By JACKIE HONG
A component in honeybee venom could become the new key in the fight against cancer, a team from the University of Illinois at Urbana-Champaign announced at the 248th National Meeting of the American Chemical Society in San Francisco earlier this month.
In a study, the team discovered that a peptide in bee venom called melittin can keep cancer cells from multiplying. However, melittin is also the same component in bee venom that causes stings to hurt and triggers the body’s immune system to rush fluids to the site, causing redness and swelling. If directly injected into a patient, it can cause a host of unwanted side effects including damaging heart and nerve muscles, and causing blood clots. As well, bees don’t produce enough venom for it to be feasibly collected and separated for clinical use.

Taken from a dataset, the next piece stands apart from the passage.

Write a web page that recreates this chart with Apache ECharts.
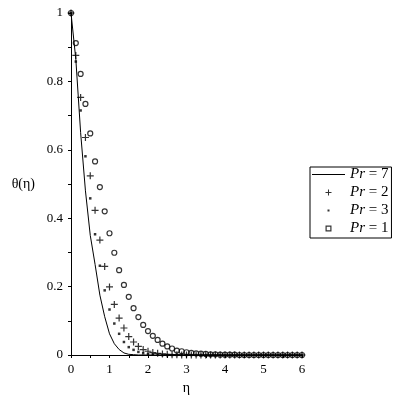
<!DOCTYPE html>
<html>
<head>
<meta charset="utf-8">
<script src="https://cdn.jsdelivr.net/npm/echarts@6/dist/echarts.min.js"></script>
<style>
	html, body { margin: 0; padding: 0; background: #fff; }
	#chart { width: 401px; height: 401px; }
</style>
</head>
<body>
<div id="chart"></div>
<script>
// eta grid of the ode solution (step 0.125)
var eta = [0, 0.125, 0.25, 0.375, 0.5, 0.625, 0.75, 0.875, 1, 1.125, 1.25, 1.375, 1.5, 1.625, 1.75, 1.875,
	2, 2.125, 2.25, 2.375, 2.5, 2.625, 2.75, 2.875, 3, 3.125, 3.25, 3.375, 3.5, 3.625, 3.75, 3.875,
	4, 4.125, 4.25, 4.375, 4.5, 4.625, 4.75, 4.875, 5, 5.125, 5.25, 5.375, 5.5, 5.625, 5.75, 5.875, 6];

// theta(eta)
var pr7 = [1, 0.865, 0.65, 0.48, 0.35, 0.265, 0.175, 0.112, 0.062, 0.033, 0.016, 0.006, 0.002, 0.001, 0, 0,
	0, 0, 0, 0, 0, 0, 0, 0, 0, 0, 0, 0, 0, 0, 0, 0,
	0, 0, 0, 0, 0, 0, 0, 0, 0, 0, 0, 0, 0, 0, 0, 0, 0];
var pr2 = [1, 0.876, 0.753, 0.636, 0.524, 0.423, 0.336, 0.259, 0.199, 0.148, 0.108, 0.079, 0.054, 0.038, 0.025, 0.016,
	0.011, 0.007, 0.005, 0.003, 0.002, 0.001, 0.001, 0, 0, 0, 0, 0, 0, 0, 0, 0,
	0, 0, 0, 0, 0, 0, 0, 0, 0, 0, 0, 0, 0, 0, 0, 0, 0];
var pr3 = [1, 0.858, 0.715, 0.581, 0.458, 0.353, 0.261, 0.189, 0.133, 0.092, 0.062, 0.038, 0.023, 0.015, 0.009, 0.005,
	0.003, 0.002, 0.001, 0, 0, 0, 0, 0, 0, 0, 0, 0, 0, 0, 0, 0,
	0, 0, 0, 0, 0, 0, 0, 0, 0, 0, 0, 0, 0, 0, 0, 0, 0];
var pr1 = [1, 0.912, 0.822, 0.734, 0.648, 0.566, 0.491, 0.42, 0.356, 0.299, 0.248, 0.205, 0.17, 0.137, 0.111, 0.088,
	0.07, 0.056, 0.044, 0.033, 0.025, 0.019, 0.013, 0.011, 0.008, 0.006, 0.005, 0.004, 0.003, 0.002, 0.002, 0.001,
	0.001, 0.001, 0.001, 0, 0, 0, 0, 0, 0, 0, 0, 0, 0, 0, 0, 0, 0];

var xTicks = [0, 1, 2, 3, 4, 5, 6];
var yTicks = [0, 0.2, 0.4, 0.6, 0.8, 1];

var plusIcon = 'path://M2.9,0H4.1V2.9H7V4.1H4.1V7H2.9V4.1H0V2.9H2.9Z';
var dotIcon = 'path://M0,0M6,6M2,2H4V4H2Z';
var lineIcon = 'path://M0,0H33V1H0Z';
var boxIcon = 'path://M0,0H5V5H0ZM1,1V4H4V1Z';

function pairs(ys) {
	return eta.map(function (x, i) { return [x, ys[i]]; });
}

window.onload = function () {
	var myChart = echarts.init(document.getElementById('chart'));
	var serif = 'Liberation Serif';

	var option = {
		animation: false,
		backgroundColor: '#fff',
		grid: { left: 71, right: 99, top: 13, bottom: 46 },
		legend: {
			orient: 'vertical',
			left: 310,
			top: 167,
			padding: [0, 3, 2, 2],
			itemGap: 3,
			itemWidth: 33,
			itemHeight: 6,
			borderColor: '#000',
			borderWidth: 1,
			borderRadius: 0,
			itemStyle: { color: '#000', borderWidth: 0 },
			textStyle: {
				color: '#000',
				fontFamily: serif,
				fontSize: 15,
				lineHeight: 14,
				rich: { i: { fontStyle: 'italic', fontFamily: serif, fontSize: 15, color: '#000' } }
			},
			formatter: function (n) { return '{i|Pr}' + n.slice(2); },
			data: [
				{ name: 'Pr = 7', icon: lineIcon, itemStyle: { color: '#000', borderWidth: 0 } },
				{ name: 'Pr = 2', icon: plusIcon, itemStyle: { color: '#000', borderWidth: 0 } },
				{ name: 'Pr = 3', icon: dotIcon, itemStyle: { color: '#000', borderWidth: 0 } },
				{ name: 'Pr = 1', icon: boxIcon, itemStyle: { color: '#000', borderWidth: 0 } }
			]
		},
		xAxis: {
			type: 'value',
			min: 0,
			max: 6,
			interval: 1,
			name: 'η',
			nameLocation: 'middle',
			nameGap: 26,
			nameTextStyle: { color: '#000', fontFamily: serif, fontSize: 14 },
			axisLine: { onZero: false, lineStyle: { color: '#000', width: 1 } },
			axisTick: { show: true, length: 3, lineStyle: { color: '#000' } },
			minorTick: { show: true, splitNumber: 2, length: 3, lineStyle: { color: '#000' } },
			splitLine: { show: false },
			axisLabel: {
				margin: 8,
				color: '#000',
				fontFamily: serif,
				fontSize: 13,
				formatter: function (v) { return xTicks.indexOf(v) >= 0 ? String(v) : ''; }
			}
		},
		yAxis: {
			type: 'value',
			min: 0,
			max: 1,
			interval: 0.2,
			name: 'θ(η)',
			nameLocation: 'middle',
			nameRotate: 0,
			nameGap: 36,
			nameTextStyle: { color: '#000', fontFamily: serif, fontSize: 14 },
			axisLine: { show: true, onZero: false, lineStyle: { color: '#000', width: 1 } },
			axisTick: { show: true, length: 3, lineStyle: { color: '#000' } },
			minorTick: { show: true, splitNumber: 2, length: 3, lineStyle: { color: '#000' } },
			splitLine: { show: false },
			axisLabel: {
				margin: 8,
				color: '#000',
				fontFamily: serif,
				fontSize: 13,
				formatter: function (v) {
					var i = yTicks.indexOf(Math.round(v * 10) / 10);
					return i >= 0 ? String(yTicks[i]) : '';
				}
			}
		},
		series: [
			{
				name: 'Pr = 1',
				type: 'scatter',
				symbol: 'circle',
				symbolSize: 5,
				itemStyle: { color: 'transparent', borderColor: '#000', borderWidth: 1.2 },
				data: pairs(pr1)
			},
			{
				name: 'Pr = 2',
				type: 'scatter',
				symbol: plusIcon,
				symbolSize: 7,
				itemStyle: { color: '#000' },
				data: pairs(pr2)
			},
			{
				name: 'Pr = 3',
				type: 'scatter',
				symbol: 'rect',
				symbolSize: 2.5,
				itemStyle: { color: '#000' },
				data: pairs(pr3)
			},
			{
				name: 'Pr = 7',
				type: 'line',
				symbol: 'none',
				smooth: false,
				lineStyle: { color: '#000', width: 1 },
				itemStyle: { color: '#000' },
				data: pairs(pr7)
			}
		]
	};

	myChart.setOption(option);
};
</script>
</body>
</html>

To solve these problems, the team synthesized melittin and then packed the toxin within nanoparticles.
The tiny particles then serve as a sort of protective vehicle and carry the melittin, hidden from the immune system, directly to the site of a tumour, where it binds to cancer cells and stops them from spreading.

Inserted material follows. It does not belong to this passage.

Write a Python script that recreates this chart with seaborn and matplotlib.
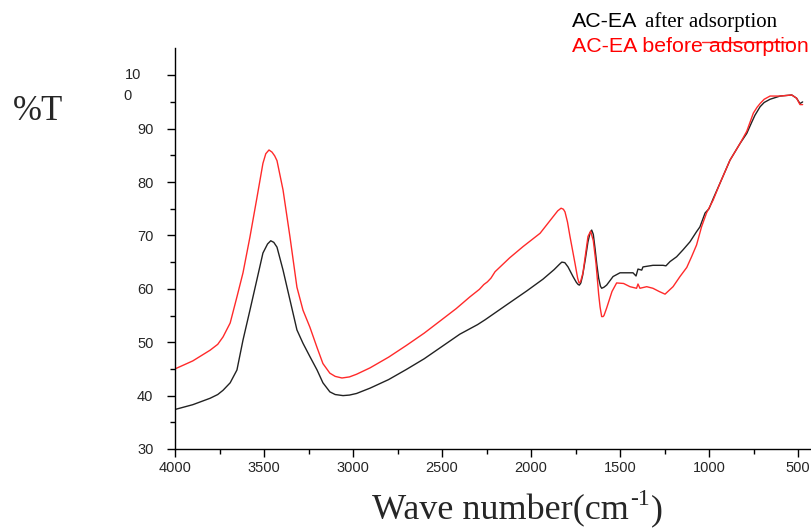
import matplotlib
matplotlib.use("Agg")
import matplotlib.pyplot as plt
from matplotlib.lines import Line2D
import numpy as np
import pandas as pd
import seaborn as sns

# ---------------- data ----------------
after_wn = [4000, 3900, 3803, 3760, 3730, 3690, 3652, 3618, 3579, 3540, 3506, 3480,
            3462, 3445, 3427, 3393, 3354, 3315, 3281, 3242, 3202, 3169, 3130, 3100,
            3056, 3020, 2980, 2904, 2800, 2700, 2600, 2500, 2400, 2300, 2258, 2137,
            2024, 1933, 1870, 1840, 1827, 1810, 1792, 1764, 1745, 1735, 1728, 1720,
            1710, 1695, 1680, 1668, 1659, 1650, 1640, 1630, 1620, 1610, 1603, 1590,
            1575, 1539, 1500, 1427, 1410, 1399, 1378, 1371, 1315, 1258, 1242, 1219,
            1182, 1146, 1107, 1070, 1051, 1022, 1000, 975, 938, 882, 826, 788, 760,
            742, 713, 690, 657, 601, 535, 508, 489, 474]
after_T = [37.4, 38.3, 39.5, 40.2, 41.0, 42.4, 44.8, 50.4, 56.0, 61.7, 66.7, 68.4,
           69.0, 68.7, 67.8, 63.5, 57.9, 52.3, 49.8, 47.3, 44.8, 42.4, 40.7, 40.2,
           40.0, 40.1, 40.4, 41.4, 43.0, 44.9, 46.9, 49.2, 51.5, 53.3, 54.2, 57.0,
           59.6, 61.8, 63.6, 64.6, 65.0, 64.9, 64.1, 62.3, 61.2, 60.8, 60.7, 61.1,
           62.5, 65.5, 68.8, 70.5, 71.0, 70.2, 67.5, 64.5, 62.0, 60.5, 60.1, 60.3,
           60.7, 62.3, 63.0, 63.0, 62.4, 63.7, 63.5, 64.1, 64.4, 64.4, 64.3, 65.1,
           66.0, 67.3, 68.8, 70.7, 71.6, 74.2, 75.0, 77.0, 79.8, 84.1, 87.2, 89.1,
           91.2, 92.5, 94.1, 94.9, 95.5, 96.1, 96.3, 95.7, 94.7, 95.0]

before_wn = [4000, 3900, 3803, 3760, 3730, 3690, 3652, 3618, 3579, 3540, 3506, 3490,
             3472, 3455, 3440, 3427, 3393, 3354, 3315, 3281, 3242, 3202, 3169, 3130,
             3100, 3062, 3020, 2980, 2904, 2800, 2700, 2600, 2502, 2420, 2343, 2290,
             2265, 2245, 2225, 2202, 2120, 2045, 1949, 1876, 1850, 1831, 1818, 1809,
             1795, 1781, 1753, 1738, 1730, 1722, 1708, 1680, 1665, 1650, 1635, 1620,
             1612, 1603, 1595, 1590, 1575, 1545, 1519, 1480, 1444, 1407, 1399, 1388,
             1350, 1315, 1280, 1247, 1202, 1163, 1125, 1098, 1070, 1042, 1014, 977,
             938, 882, 826, 788, 751, 730, 713, 690, 657, 601, 535, 508, 489, 474]
before_T = [45.0, 46.5, 48.5, 49.6, 51.0, 53.6, 58.5, 63.0, 69.7, 77.0, 83.5, 85.3,
            86.0, 85.6, 84.9, 84.0, 78.5, 69.7, 60.3, 56.0, 52.8, 49.0, 46.0, 44.2,
            43.6, 43.3, 43.5, 44.0, 45.2, 47.2, 49.4, 51.7, 54.2, 56.3, 58.5, 59.9,
            60.8, 61.3, 62.0, 63.2, 65.8, 67.9, 70.4, 73.5, 74.6, 75.1, 74.9, 74.4,
            72.5, 69.8, 64.8, 62.0, 61.1, 61.3, 63.0, 69.8, 70.8, 69.0, 64.8, 59.0,
            56.6, 54.8, 54.8, 55.0, 56.4, 59.5, 61.1, 61.0, 60.4, 60.1, 60.9, 60.1,
            60.4, 60.1, 59.5, 59.0, 60.4, 62.3, 64.0, 66.0, 68.2, 71.6, 74.2, 76.6,
            79.8, 84.1, 87.2, 89.5, 92.9, 94.0, 94.7, 95.5, 96.1, 96.1, 96.3, 95.7,
            94.5, 94.5]

x_major = [4000, 3500, 3000, 2500, 2000, 1500, 1000, 500]
y_major = [30, 40, 50, 60, 70, 80, 90]

df = pd.concat([
    pd.DataFrame({"wn": after_wn, "T": after_T, "sample": "after"}),
    pd.DataFrame({"wn": before_wn, "T": before_T, "sample": "before"}),
])

# ---------------- style ----------------
sns.set_style("ticks")
plt.rcParams["font.family"] = ["Liberation Sans", "DejaVu Sans"]

W, H = 811, 529
fig = plt.figure(figsize=(W / 100, H / 100), dpi=100)
ax = fig.add_axes([175 / W, 1 - 449 / H, (811 - 175) / W, (449 - 48) / H])

sns.lineplot(data=df, x="wn", y="T", hue="sample",
             palette={"after": "#222222", "before": "#ff2a2a"},
             estimator=None, legend=False, linewidth=1.0, ax=ax)

ax.set_xlim(4000, 427)
ax.set_ylim(30, 105.1)
ax.set_xticks(x_major)
ax.set_xticklabels([str(v) for v in x_major])
ax.set_xticks(np.arange(3750, 400, -500), minor=True)
ax.set_yticks(y_major + [100])
ax.set_yticklabels([str(v) for v in y_major] + [""])
ax.set_yticks(np.arange(35, 100, 10), minor=True)
ax.set_xlabel("")
ax.set_ylabel("")
for s in ("top", "right"):
    ax.spines[s].set_visible(False)
for s in ("left", "bottom"):
    ax.spines[s].set_linewidth(1.0)
    ax.spines[s].set_color("black")
ax.tick_params(axis="both", which="major", direction="out", length=6, width=1,
               labelsize=10.5, color="black")
ax.tick_params(axis="both", which="minor", direction="out", length=3.5, width=1,
               color="black")
ax.tick_params(axis="y", which="major", pad=9.5)
ax.tick_params(axis="x", which="major", pad=3)


def px(x, y):
    return x / W, 1 - y / H


# the wrapped "100" label
fig.text(*px(141, 75), "10", ha="right", va="center", fontsize=10.5)
fig.text(*px(123, 96), "0", ha="left", va="center", fontsize=10.5)

serif = ["Liberation Serif", "DejaVu Serif"]

# y label
fig.text(*px(13, 120), "%T", family=serif, fontsize=25, ha="left", va="baseline")

# x label built from pieces (hyphen-style superscript)
fig.canvas.draw()
r = fig.canvas.get_renderer()
t1 = fig.text(*px(372, 519), "Wave number(cm", family=serif, fontsize=26,
              ha="left", va="baseline")
x1 = t1.get_window_extent(r).x1
t2 = fig.text(x1 / W + 1 / W, 1 - 505 / H, "-1", family=serif, fontsize=17,
              ha="left", va="baseline")
x2 = t2.get_window_extent(r).x1
fig.text(x2 / W + 1 / W, 1 - 519 / H, ")", family=serif, fontsize=26,
         ha="left", va="baseline")

# legend (text outside axes)
fig.text(*px(572, 27), "AC-EA", fontsize=15.4, ha="left", va="baseline", color="black")
fig.text(*px(645, 27), "after adsorption", family=serif, fontsize=15,
         ha="left", va="baseline", color="black")
fig.text(*px(572, 52.5), "AC-EA before adsorption", fontsize=15.4, ha="left",
         va="baseline", color="#ff0000")
fig.add_artist(Line2D([702 / W, 793 / W], [1 - 42.3 / H, 1 - 42.3 / H],
                      color="#ff2a2a", linewidth=1.0))

fig.savefig("out.png", dpi=100)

“The peptide toxins we made are so tightly packed within the nanoparticle that they don’t leach out when exposed to the bloodstream and cause side effects,” lead researcher Dipanjan Pan said in a statement on the American Chemical Society’s website.
Using this method, the team was able to treat breast cancer and melanoma (skin cancer) cells in a laboratory setting. The team also found that synthetic toxins based on components in snake and scorpion venom were also effective in treating cancer cells.
The team plans to test the treatment on rats and pigs, and, if all goes well, to began a study with human patients sometime in the next three to five years.